Quando ha rassegnato le dimissioni in seguito alla sconfitta nel referendum costituzionale, l’ex premier Matteo Renzi ha avvertito che si sarebbe andati subito al voto e che l’Italia non sarebbe stata consegnata a un governicchio di transizione fino al 2018, tempo di scadenza fisiologica della legislatura.
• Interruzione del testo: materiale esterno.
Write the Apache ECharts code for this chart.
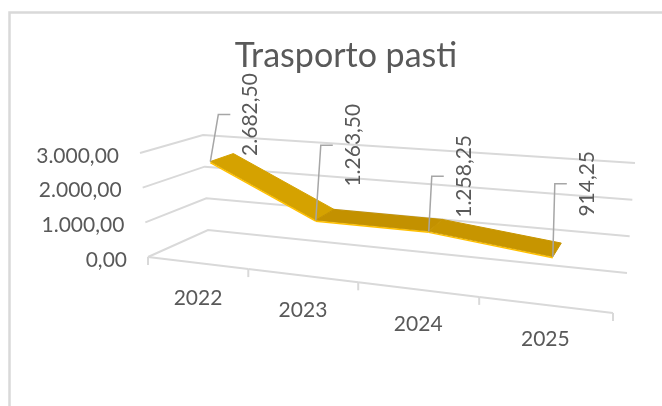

Secondo le ultime indiscrezioni stampa per il segretario del PD, partito di governo, il punto di svolta per poter sciogliere le Camere e andare alle elezioni anticipate tra aprile e giugno, facendo anche slittare di un anno il referendum abrogativo sulla riforma del Lavoro di Renzi (il Jobs Act), è la sentenza di gennaio della Corte Costituzionale, guidata da Giuliano Amato.
La Consulta si esprimerà sull’Italicum e arriverà probabilmene una bocciatura. Una volta arrivata, è il ragionamento di Renzi, tecnicamente ci sarà una legge elettorale e si potrà andare a votare con quella.
Fonti vicine alla Consulta, tuttavia, fanno sapere che la sentenza dei giudici non si sostituirà affatto al Parlamento. In teoria sarà “autoapplicativa” ma nella pratica no e servirà pertanto scrivere una nuova legge elettorale.
“Sarà descrittiva”, dicono le fonti al sito Affari Italiani. “Suggerirà una strada, ma inviterà caldamente il Parlamento a fare la propria parte. Anche per «armonizzare» le leggi di Camera e Senato, come ha ripetuto ieri Sergio Mattarella“.